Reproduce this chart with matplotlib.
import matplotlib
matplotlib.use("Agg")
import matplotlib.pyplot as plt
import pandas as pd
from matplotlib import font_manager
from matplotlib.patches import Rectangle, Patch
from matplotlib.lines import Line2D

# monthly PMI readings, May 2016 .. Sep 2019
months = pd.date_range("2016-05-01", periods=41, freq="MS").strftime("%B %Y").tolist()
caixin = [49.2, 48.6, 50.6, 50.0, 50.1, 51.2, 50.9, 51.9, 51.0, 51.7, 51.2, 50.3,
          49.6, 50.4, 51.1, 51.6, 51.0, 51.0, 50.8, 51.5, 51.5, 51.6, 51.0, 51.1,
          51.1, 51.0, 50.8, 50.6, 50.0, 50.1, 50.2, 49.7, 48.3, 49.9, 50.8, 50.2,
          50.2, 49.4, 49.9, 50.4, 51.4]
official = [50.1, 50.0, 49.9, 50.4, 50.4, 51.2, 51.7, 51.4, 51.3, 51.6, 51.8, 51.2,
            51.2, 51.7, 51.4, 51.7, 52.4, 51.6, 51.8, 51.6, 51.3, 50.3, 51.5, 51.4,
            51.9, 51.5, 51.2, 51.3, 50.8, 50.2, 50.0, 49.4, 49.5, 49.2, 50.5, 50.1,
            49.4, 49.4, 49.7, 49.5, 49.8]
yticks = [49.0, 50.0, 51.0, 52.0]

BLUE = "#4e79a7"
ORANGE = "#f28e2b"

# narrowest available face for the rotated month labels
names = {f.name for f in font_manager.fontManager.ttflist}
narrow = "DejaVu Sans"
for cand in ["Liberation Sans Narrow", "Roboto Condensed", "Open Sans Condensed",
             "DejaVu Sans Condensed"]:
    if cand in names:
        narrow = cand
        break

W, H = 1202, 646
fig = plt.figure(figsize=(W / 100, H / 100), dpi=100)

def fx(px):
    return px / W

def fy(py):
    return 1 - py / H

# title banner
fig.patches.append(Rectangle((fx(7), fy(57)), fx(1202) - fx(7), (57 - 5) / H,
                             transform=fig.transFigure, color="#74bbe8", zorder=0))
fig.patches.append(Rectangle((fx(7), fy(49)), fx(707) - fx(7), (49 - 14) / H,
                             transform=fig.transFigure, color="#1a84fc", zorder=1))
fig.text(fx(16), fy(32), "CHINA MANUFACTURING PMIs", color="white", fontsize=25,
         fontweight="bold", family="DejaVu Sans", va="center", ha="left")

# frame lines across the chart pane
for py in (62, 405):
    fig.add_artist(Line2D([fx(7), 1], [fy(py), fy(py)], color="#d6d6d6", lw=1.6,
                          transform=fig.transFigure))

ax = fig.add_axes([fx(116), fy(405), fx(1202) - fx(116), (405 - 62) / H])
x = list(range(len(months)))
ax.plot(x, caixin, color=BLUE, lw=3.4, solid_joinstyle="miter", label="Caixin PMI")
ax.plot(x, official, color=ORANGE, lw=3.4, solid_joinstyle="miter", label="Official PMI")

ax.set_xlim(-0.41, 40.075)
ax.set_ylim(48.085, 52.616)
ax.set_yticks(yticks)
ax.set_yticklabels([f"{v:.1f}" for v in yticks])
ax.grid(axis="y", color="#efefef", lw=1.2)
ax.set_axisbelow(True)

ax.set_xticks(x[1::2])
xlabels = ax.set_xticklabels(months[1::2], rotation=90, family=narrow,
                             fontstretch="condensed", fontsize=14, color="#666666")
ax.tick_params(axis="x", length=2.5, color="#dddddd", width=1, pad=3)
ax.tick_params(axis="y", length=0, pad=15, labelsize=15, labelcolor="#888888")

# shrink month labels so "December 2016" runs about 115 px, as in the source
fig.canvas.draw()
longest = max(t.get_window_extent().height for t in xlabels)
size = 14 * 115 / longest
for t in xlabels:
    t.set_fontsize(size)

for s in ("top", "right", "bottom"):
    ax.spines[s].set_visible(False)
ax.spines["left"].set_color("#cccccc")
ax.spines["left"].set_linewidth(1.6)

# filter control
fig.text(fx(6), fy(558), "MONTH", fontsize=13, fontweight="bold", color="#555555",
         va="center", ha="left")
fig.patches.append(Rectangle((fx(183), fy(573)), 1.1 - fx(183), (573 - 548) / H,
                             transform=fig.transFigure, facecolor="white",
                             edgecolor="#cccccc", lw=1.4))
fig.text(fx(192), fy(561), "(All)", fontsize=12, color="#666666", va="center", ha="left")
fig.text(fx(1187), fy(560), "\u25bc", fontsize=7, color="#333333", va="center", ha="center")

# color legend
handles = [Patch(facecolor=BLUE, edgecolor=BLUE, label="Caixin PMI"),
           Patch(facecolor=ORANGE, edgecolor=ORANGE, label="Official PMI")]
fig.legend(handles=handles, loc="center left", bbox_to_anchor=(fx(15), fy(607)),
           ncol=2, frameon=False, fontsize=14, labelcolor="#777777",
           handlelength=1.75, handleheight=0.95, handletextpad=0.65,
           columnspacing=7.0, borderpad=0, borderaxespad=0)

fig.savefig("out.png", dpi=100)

--

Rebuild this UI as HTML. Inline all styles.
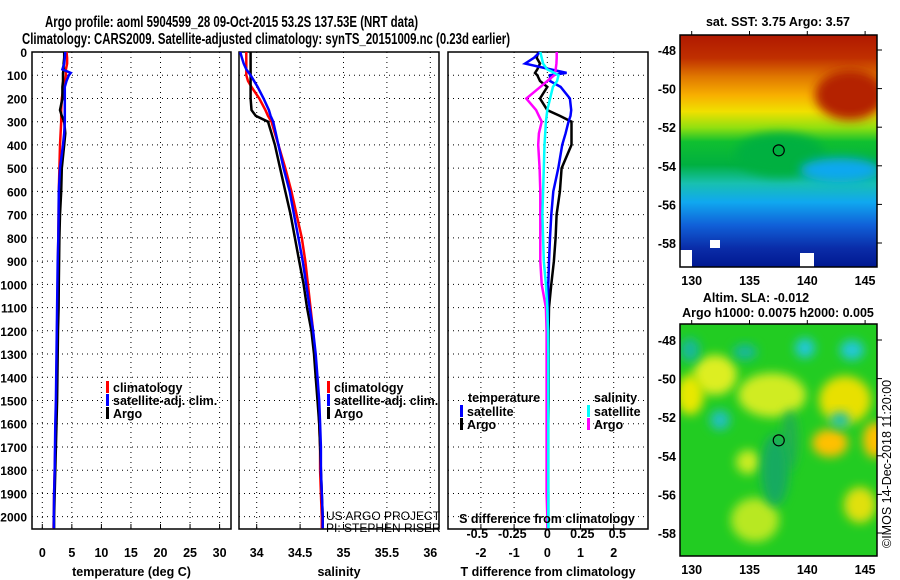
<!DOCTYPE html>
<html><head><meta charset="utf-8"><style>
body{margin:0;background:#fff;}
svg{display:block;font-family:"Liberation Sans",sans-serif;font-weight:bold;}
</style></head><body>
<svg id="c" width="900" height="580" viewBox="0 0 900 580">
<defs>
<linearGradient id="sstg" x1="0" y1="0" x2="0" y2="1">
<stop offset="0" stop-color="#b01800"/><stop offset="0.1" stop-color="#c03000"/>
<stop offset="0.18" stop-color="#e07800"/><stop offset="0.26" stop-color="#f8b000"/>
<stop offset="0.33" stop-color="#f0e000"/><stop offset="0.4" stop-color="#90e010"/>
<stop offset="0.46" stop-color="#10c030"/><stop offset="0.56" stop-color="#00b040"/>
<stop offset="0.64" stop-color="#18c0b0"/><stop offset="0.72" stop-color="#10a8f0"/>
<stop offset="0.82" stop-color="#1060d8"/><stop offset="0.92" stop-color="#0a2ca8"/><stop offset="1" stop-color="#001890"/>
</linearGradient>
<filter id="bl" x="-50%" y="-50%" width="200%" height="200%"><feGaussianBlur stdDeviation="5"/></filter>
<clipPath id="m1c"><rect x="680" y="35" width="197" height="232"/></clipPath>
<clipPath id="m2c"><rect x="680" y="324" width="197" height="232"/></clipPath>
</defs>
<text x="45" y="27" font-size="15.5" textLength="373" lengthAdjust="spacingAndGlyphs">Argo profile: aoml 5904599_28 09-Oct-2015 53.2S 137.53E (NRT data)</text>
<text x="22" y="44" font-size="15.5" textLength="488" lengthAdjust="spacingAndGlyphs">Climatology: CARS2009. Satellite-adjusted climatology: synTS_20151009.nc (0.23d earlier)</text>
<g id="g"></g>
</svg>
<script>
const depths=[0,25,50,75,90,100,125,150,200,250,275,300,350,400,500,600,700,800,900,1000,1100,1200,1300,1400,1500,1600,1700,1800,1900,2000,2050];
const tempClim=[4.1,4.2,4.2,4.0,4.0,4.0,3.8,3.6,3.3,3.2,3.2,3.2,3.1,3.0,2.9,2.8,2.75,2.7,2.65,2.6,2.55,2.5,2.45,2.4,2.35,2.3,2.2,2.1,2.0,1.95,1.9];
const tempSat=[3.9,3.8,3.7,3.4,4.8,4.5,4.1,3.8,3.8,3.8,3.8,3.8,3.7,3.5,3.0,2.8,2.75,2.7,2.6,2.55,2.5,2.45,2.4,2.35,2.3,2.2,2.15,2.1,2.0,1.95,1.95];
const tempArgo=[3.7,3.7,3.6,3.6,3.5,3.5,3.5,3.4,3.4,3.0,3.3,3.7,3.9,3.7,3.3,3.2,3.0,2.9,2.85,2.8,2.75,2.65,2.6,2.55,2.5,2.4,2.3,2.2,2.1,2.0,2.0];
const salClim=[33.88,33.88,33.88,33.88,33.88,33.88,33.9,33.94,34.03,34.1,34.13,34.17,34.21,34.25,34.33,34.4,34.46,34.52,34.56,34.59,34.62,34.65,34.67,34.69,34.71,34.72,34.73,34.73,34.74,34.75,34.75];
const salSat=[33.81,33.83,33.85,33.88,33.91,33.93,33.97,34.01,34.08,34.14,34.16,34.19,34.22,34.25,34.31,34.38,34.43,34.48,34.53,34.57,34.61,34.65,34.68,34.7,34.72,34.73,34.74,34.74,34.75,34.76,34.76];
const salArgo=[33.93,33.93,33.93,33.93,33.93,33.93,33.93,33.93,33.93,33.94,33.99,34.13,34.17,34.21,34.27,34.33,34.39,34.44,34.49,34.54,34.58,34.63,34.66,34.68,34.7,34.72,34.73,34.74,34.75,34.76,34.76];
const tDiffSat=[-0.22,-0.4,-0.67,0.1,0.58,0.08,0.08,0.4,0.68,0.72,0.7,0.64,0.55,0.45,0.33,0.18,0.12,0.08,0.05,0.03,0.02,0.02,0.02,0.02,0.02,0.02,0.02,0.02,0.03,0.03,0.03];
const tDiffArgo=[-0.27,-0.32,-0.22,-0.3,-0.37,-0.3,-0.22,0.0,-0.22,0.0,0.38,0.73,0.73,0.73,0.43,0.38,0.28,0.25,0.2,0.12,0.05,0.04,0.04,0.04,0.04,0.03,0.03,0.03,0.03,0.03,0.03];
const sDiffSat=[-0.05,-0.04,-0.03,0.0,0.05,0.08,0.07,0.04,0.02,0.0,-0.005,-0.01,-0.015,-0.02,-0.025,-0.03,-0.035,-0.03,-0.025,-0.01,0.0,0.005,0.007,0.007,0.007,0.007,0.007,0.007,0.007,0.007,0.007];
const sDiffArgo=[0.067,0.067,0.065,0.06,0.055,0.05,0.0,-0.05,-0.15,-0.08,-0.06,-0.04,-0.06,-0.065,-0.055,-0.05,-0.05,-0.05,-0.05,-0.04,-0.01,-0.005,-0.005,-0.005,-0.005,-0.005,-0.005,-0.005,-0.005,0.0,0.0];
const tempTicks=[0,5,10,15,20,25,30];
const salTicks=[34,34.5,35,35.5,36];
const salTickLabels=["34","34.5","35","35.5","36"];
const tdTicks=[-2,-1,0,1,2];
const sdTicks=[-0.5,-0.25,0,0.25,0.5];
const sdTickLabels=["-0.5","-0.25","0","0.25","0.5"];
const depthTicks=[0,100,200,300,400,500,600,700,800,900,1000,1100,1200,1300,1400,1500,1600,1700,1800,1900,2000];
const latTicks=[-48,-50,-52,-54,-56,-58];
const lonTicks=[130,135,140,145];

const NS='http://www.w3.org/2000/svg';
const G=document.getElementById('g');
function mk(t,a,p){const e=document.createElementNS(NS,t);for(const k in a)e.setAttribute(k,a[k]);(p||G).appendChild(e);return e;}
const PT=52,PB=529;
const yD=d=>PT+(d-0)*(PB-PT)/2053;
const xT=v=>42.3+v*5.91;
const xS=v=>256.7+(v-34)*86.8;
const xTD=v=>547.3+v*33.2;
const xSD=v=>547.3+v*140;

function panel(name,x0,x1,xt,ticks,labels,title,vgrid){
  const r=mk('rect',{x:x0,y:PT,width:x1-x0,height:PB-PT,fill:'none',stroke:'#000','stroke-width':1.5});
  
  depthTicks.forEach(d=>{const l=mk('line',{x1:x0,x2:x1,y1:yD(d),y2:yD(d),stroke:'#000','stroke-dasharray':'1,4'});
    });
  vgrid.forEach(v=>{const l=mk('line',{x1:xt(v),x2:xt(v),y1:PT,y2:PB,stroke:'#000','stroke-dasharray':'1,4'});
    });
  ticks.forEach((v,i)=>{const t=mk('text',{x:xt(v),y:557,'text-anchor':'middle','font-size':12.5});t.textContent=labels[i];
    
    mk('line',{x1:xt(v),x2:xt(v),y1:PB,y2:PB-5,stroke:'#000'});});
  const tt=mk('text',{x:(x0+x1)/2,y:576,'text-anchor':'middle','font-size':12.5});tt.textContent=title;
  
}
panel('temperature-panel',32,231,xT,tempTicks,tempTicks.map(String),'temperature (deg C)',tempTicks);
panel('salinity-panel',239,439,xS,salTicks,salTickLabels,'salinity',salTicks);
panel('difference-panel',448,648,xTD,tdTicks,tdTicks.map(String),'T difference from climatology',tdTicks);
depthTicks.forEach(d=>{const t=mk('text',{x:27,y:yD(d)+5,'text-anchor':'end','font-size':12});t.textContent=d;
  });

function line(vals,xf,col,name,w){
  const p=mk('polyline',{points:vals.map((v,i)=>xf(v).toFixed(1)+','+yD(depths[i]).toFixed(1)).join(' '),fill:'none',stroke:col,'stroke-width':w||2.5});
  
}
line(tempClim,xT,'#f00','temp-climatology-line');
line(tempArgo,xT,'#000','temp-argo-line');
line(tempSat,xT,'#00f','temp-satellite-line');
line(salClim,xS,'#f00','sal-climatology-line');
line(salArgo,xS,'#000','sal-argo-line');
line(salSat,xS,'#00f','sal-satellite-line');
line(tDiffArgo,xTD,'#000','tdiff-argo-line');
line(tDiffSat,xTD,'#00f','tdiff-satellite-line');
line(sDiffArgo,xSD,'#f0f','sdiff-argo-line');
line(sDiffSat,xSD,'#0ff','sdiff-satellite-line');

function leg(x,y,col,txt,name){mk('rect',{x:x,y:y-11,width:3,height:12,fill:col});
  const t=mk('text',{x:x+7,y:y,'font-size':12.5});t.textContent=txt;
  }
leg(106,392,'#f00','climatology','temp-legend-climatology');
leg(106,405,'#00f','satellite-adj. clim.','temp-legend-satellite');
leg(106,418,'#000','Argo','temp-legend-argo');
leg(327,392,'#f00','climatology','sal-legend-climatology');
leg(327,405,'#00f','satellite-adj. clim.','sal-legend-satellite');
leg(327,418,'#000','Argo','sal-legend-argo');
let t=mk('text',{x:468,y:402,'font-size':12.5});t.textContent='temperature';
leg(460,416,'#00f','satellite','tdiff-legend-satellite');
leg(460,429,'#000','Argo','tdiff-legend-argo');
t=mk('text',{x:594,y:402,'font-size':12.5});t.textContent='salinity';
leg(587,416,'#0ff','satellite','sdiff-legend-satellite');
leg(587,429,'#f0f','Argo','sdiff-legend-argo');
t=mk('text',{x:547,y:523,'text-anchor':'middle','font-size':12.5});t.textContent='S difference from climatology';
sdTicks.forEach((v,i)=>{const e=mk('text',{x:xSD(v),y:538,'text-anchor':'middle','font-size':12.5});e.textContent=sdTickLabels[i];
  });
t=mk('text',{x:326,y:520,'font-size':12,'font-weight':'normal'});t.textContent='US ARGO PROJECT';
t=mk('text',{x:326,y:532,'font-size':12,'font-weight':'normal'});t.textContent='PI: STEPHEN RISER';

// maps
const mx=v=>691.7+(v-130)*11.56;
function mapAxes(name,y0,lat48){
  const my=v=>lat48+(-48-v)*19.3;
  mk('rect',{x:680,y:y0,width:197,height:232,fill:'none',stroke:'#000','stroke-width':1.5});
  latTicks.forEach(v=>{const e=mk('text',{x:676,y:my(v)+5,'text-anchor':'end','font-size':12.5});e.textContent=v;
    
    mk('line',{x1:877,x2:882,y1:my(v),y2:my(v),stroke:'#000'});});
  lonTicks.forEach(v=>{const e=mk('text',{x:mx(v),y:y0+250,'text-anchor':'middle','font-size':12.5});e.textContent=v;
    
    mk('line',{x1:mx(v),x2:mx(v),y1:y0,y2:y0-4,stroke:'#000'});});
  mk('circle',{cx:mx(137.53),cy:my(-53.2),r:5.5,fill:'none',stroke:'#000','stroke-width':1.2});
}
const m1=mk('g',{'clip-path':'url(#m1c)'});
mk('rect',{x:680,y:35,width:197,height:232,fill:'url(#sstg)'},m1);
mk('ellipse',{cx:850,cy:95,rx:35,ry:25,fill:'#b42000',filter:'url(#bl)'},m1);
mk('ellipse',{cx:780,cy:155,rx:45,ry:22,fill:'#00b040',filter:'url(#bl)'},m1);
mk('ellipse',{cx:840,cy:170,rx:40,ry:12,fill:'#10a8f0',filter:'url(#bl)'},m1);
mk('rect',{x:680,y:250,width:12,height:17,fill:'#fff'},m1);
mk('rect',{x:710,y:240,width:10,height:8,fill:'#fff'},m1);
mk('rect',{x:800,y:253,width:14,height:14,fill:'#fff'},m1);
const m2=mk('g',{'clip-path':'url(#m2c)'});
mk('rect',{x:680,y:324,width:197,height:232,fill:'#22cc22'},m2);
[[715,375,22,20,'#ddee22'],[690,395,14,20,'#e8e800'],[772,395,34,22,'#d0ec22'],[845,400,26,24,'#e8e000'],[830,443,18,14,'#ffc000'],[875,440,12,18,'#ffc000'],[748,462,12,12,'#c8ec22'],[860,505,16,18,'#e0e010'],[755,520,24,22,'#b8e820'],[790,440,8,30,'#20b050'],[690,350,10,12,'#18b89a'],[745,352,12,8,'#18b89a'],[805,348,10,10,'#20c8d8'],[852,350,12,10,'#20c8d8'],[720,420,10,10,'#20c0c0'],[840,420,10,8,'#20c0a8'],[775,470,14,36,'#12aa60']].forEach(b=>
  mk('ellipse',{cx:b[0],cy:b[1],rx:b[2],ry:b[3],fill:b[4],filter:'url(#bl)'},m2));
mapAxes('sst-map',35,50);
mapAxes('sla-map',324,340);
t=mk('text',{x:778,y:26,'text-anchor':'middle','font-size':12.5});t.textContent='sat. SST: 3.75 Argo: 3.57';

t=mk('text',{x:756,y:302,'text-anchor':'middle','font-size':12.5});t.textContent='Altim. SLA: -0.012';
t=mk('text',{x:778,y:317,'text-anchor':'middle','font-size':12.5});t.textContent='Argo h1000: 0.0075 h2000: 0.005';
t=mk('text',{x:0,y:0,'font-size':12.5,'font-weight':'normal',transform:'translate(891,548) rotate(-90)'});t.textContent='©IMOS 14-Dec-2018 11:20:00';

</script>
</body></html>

--

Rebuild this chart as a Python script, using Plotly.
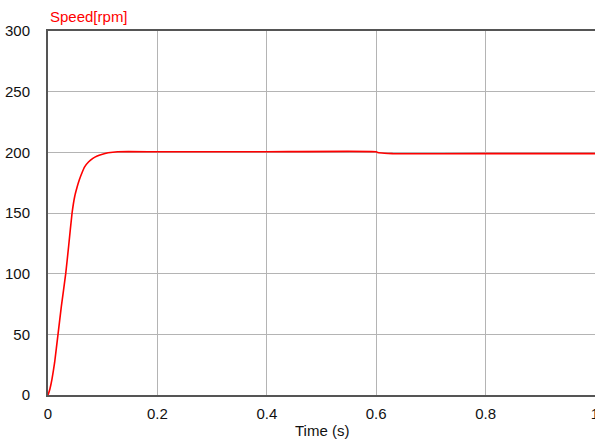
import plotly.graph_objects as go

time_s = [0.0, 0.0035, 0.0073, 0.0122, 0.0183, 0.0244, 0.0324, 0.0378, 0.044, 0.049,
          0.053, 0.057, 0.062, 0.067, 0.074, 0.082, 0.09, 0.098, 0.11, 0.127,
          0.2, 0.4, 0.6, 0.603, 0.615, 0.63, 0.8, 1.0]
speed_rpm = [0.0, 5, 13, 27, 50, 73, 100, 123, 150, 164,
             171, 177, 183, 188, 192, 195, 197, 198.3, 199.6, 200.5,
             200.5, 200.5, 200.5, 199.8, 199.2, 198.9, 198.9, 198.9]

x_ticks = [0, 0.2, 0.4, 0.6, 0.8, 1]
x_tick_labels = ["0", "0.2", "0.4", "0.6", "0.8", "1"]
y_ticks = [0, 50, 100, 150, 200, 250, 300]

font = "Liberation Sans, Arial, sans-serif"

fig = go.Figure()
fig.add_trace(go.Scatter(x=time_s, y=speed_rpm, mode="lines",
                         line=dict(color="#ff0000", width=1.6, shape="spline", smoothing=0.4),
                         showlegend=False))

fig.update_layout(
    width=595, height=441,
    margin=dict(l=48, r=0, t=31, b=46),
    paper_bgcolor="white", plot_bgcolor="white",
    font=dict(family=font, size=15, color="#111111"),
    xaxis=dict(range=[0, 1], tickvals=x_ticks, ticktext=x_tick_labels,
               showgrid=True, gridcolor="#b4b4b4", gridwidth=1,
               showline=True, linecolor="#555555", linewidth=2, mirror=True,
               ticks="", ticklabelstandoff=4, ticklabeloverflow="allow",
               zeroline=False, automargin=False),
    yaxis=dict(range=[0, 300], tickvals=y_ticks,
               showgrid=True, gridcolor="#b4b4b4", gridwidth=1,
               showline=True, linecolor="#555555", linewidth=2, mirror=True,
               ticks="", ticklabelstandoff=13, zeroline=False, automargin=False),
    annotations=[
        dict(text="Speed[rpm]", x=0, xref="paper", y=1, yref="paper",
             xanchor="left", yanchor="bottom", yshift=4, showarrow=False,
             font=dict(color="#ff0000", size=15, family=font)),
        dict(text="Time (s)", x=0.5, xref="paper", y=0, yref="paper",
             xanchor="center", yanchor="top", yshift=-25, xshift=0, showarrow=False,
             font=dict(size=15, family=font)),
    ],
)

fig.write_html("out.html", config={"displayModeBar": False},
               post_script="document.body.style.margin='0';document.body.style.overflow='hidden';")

▸ **WHAT YOU ARE ASKED TO DO**:
Starting at the line that contains "Rebuild this chart" and ending at the line that contains "showlegend=False))", give the lines again exactly. Do not include the pictures.

▸ **RESULT OF THIS EXERCISE**:
Rebuild this chart as a Python script, using Plotly.
import plotly.graph_objects as go

time_s = [0.0, 0.0035, 0.0073, 0.0122, 0.0183, 0.0244, 0.0324, 0.0378, 0.044, 0.049,
          0.053, 0.057, 0.062, 0.067, 0.074, 0.082, 0.09, 0.098, 0.11, 0.127,
          0.2, 0.4, 0.6, 0.603, 0.615, 0.63, 0.8, 1.0]
speed_rpm = [0.0, 5, 13, 27, 50, 73, 100, 123, 150, 164,
             171, 177, 183, 188, 192, 195, 197, 198.3, 199.6, 200.5,
             200.5, 200.5, 200.5, 199.8, 199.2, 198.9, 198.9, 198.9]

x_ticks = [0, 0.2, 0.4, 0.6, 0.8, 1]
x_tick_labels = ["0", "0.2", "0.4", "0.6", "0.8", "1"]
y_ticks = [0, 50, 100, 150, 200, 250, 300]

font = "Liberation Sans, Arial, sans-serif"

fig = go.Figure()
fig.add_trace(go.Scatter(x=time_s, y=speed_rpm, mode="lines",
                         line=dict(color="#ff0000", width=1.6, shape="spline", smoothing=0.4),
                         showlegend=False))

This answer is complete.